■ PROBLEM DESCRIPTION
Copy exactly, and only, the lines starting at the line with "Write a Python" and ending at the line with "-0.054, -0.068, -0.093]". Leave every picture out of the copy.

■ RECORDS FOR PROCESSING

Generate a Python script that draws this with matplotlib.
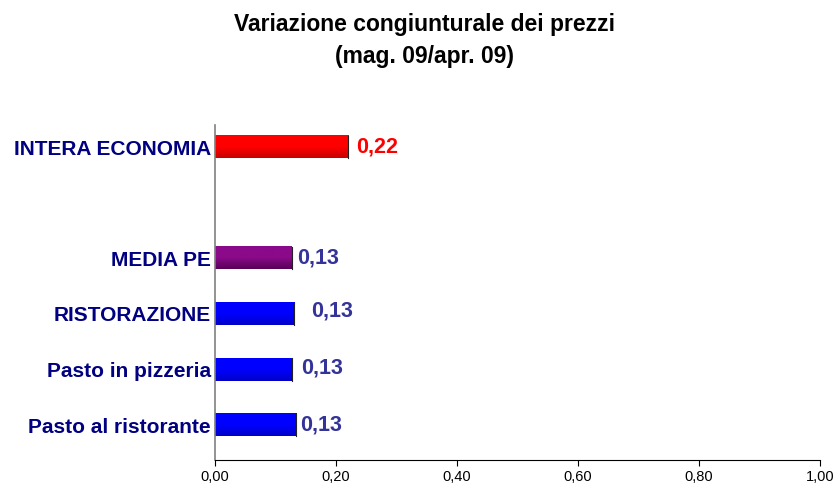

* * *

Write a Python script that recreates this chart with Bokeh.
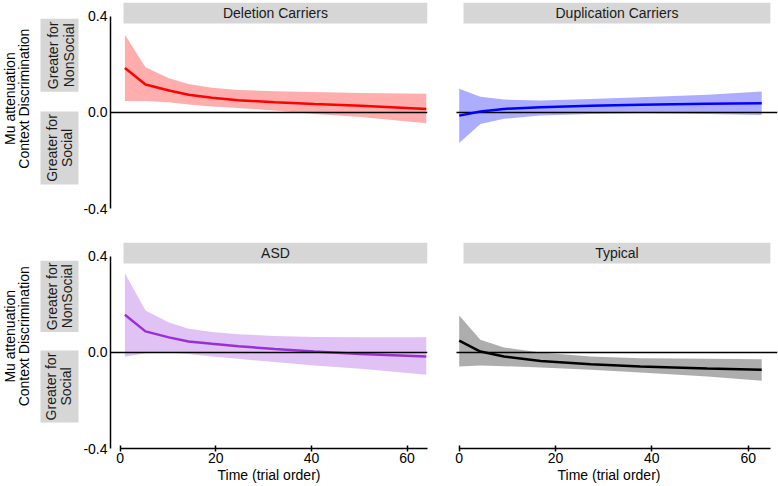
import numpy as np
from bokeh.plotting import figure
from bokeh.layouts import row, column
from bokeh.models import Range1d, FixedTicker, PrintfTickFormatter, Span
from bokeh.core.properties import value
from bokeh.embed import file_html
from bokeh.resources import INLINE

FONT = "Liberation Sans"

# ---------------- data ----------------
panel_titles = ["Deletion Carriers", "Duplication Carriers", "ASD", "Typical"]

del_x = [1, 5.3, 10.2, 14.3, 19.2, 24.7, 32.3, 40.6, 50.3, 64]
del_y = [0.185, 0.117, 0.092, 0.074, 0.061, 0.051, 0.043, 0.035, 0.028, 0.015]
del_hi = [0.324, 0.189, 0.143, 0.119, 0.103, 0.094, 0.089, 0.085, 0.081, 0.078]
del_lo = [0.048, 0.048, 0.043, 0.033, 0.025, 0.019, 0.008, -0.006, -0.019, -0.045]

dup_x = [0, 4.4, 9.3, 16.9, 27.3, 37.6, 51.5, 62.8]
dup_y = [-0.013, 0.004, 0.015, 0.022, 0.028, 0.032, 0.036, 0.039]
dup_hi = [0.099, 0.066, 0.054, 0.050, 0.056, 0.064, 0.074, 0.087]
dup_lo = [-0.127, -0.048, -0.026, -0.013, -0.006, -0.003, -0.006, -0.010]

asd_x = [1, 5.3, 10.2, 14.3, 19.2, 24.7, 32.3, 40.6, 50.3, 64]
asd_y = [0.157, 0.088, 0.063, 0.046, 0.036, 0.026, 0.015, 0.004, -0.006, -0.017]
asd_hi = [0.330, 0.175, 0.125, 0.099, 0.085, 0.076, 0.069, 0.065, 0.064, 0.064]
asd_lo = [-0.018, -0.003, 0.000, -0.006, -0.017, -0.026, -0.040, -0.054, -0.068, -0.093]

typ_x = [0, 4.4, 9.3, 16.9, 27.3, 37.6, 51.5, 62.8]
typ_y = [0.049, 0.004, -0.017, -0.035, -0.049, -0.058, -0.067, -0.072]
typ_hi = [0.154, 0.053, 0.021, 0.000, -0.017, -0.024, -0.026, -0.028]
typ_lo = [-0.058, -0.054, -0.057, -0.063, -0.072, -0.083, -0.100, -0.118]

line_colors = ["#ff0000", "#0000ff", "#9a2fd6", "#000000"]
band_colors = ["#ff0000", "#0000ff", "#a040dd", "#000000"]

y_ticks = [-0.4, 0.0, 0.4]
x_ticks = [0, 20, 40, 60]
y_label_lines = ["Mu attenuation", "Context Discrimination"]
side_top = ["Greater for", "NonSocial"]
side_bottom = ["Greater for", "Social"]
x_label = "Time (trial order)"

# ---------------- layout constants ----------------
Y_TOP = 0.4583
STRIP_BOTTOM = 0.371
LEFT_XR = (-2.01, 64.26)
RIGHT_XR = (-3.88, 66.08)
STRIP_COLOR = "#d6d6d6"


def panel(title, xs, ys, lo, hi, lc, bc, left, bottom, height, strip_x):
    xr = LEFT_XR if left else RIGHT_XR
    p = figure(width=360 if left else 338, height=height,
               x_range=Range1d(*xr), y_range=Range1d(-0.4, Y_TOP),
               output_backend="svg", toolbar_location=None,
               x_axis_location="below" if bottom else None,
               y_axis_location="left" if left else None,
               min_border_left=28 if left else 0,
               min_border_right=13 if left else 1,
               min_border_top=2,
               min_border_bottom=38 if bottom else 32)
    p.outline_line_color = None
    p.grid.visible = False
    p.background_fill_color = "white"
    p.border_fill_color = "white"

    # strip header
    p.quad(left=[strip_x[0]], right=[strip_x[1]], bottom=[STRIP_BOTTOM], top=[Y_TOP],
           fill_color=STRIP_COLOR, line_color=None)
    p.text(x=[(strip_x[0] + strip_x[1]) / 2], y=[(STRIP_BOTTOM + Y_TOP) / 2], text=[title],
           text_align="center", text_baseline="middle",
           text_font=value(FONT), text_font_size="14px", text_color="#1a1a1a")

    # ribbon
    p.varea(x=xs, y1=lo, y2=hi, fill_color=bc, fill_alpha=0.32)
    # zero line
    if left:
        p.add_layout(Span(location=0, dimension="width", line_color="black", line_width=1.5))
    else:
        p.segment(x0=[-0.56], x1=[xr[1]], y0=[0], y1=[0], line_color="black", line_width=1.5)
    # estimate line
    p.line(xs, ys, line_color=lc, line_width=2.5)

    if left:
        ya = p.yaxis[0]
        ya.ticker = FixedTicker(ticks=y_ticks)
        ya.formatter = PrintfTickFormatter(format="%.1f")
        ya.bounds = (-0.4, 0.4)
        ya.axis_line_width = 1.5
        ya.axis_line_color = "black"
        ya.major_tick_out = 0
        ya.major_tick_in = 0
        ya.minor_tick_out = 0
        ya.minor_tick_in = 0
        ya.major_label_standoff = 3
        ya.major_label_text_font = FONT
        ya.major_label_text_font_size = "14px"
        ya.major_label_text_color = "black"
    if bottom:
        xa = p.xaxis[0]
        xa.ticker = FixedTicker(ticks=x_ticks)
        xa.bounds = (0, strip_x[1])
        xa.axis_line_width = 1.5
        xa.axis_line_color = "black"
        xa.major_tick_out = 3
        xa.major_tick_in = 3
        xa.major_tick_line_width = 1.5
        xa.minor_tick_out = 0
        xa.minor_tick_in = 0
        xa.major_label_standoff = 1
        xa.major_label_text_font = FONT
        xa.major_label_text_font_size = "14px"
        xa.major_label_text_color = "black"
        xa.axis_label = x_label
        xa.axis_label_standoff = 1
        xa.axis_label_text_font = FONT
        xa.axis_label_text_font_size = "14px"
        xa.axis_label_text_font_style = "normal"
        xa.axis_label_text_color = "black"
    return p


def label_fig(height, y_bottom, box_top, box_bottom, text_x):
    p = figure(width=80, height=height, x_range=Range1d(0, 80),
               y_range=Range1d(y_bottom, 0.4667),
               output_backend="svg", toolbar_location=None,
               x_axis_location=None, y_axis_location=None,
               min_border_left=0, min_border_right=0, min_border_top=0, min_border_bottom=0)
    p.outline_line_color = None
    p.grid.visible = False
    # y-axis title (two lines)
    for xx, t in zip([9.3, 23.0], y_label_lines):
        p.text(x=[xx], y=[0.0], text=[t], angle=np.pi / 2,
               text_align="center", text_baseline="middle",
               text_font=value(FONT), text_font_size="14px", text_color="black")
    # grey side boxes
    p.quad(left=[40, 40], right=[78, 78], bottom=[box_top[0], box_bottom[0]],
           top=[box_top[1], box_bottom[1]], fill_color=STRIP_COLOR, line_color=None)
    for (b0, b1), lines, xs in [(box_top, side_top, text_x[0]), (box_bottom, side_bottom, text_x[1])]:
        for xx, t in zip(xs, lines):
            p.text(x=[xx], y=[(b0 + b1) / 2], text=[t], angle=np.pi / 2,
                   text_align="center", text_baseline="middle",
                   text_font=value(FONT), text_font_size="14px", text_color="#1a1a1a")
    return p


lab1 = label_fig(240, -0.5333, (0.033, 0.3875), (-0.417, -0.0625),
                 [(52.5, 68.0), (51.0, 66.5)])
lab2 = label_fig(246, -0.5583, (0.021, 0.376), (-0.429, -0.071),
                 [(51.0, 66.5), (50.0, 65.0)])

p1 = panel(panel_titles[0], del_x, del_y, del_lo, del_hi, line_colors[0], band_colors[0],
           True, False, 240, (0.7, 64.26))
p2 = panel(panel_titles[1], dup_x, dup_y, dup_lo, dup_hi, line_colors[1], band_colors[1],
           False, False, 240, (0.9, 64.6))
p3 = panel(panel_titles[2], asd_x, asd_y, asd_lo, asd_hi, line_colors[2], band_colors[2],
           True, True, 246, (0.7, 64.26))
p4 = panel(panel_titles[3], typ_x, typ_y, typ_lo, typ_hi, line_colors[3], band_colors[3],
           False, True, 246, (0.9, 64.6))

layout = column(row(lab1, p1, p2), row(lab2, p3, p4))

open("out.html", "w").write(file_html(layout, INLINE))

■ ANSWER BELOW
Write a Python script that recreates this chart with Bokeh.
import numpy as np
from bokeh.plotting import figure
from bokeh.layouts import row, column
from bokeh.models import Range1d, FixedTicker, PrintfTickFormatter, Span
from bokeh.core.properties import value
from bokeh.embed import file_html
from bokeh.resources import INLINE

FONT = "Liberation Sans"

# ---------------- data ----------------
panel_titles = ["Deletion Carriers", "Duplication Carriers", "ASD", "Typical"]

del_x = [1, 5.3, 10.2, 14.3, 19.2, 24.7, 32.3, 40.6, 50.3, 64]
del_y = [0.185, 0.117, 0.092, 0.074, 0.061, 0.051, 0.043, 0.035, 0.028, 0.015]
del_hi = [0.324, 0.189, 0.143, 0.119, 0.103, 0.094, 0.089, 0.085, 0.081, 0.078]
del_lo = [0.048, 0.048, 0.043, 0.033, 0.025, 0.019, 0.008, -0.006, -0.019, -0.045]

dup_x = [0, 4.4, 9.3, 16.9, 27.3, 37.6, 51.5, 62.8]
dup_y = [-0.013, 0.004, 0.015, 0.022, 0.028, 0.032, 0.036, 0.039]
dup_hi = [0.099, 0.066, 0.054, 0.050, 0.056, 0.064, 0.074, 0.087]
dup_lo = [-0.127, -0.048, -0.026, -0.013, -0.006, -0.003, -0.006, -0.010]

asd_x = [1, 5.3, 10.2, 14.3, 19.2, 24.7, 32.3, 40.6, 50.3, 64]
asd_y = [0.157, 0.088, 0.063, 0.046, 0.036, 0.026, 0.015, 0.004, -0.006, -0.017]
asd_hi = [0.330, 0.175, 0.125, 0.099, 0.085, 0.076, 0.069, 0.065, 0.064, 0.064]
asd_lo = [-0.018, -0.003, 0.000, -0.006, -0.017, -0.026, -0.040, -0.054, -0.068, -0.093]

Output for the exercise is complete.